In 40 years time, would home ownership still be desired?

Should we move away from home ownership as a social policy to rental housing to liberate the citizenry to be more entrepreneurial?

Maybe to encourage entrepreneurial spirit, we should if not actively discourage home ownership, promote schemes and development that would make rental more viable and affordable?

And what about retirement villages - a place for the elderly to spend their golden or silver years?

Can these two needs be met?

Could THAT be the solution?

Let a social enterprise comprising a charity and a developer (for expertise) get crowd funding and buy-in from the existing residents of a ageing precinct (say less than 30 years of lease left) to develop the precinct enbloc.

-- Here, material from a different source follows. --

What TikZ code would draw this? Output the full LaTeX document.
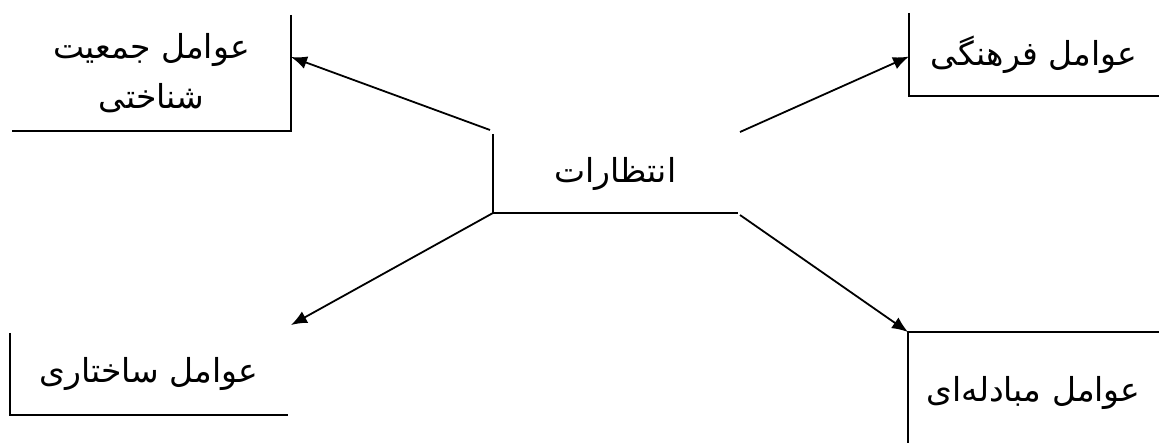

The development should include Studio Residential Units for the elderly residents/owners of the existing flats (those with less than 30 years of lease), Rental Studios that is open to the general public for application, Elders Living with Family Units which would larger units accommodating seniors and their family members, and Assisted Living Units for Seniors who require some assistance in Daily Living, but are otherwise semi-independent. These units could also be rented to adults with disabilities who also require some assistance with Daily Living. All these units and the facilities within the development will form an Integrated Retirement Village

The original owners who contribute their flats (with 30 years of lease remaining) will be eligible to stay in the new Integrated Retirement Village development as fully paid-up members. They will be considered to have exchanged their flats for full board at the new development which includes one meal a day.

Rental Studios would be available for the general public. The tenants rent will go towards the maintenance and day-to-day running of the Village.

Should an independent elderly subsequently require Assistance in Daily Living, their CPF Life should be sufficient to cover the necessary charges.

And should they require nursing home care, the Village will arrange for the elderly to move into a nursing home within the village, and rent out their unit. The rental will then be used to cover their Nursing Home stay.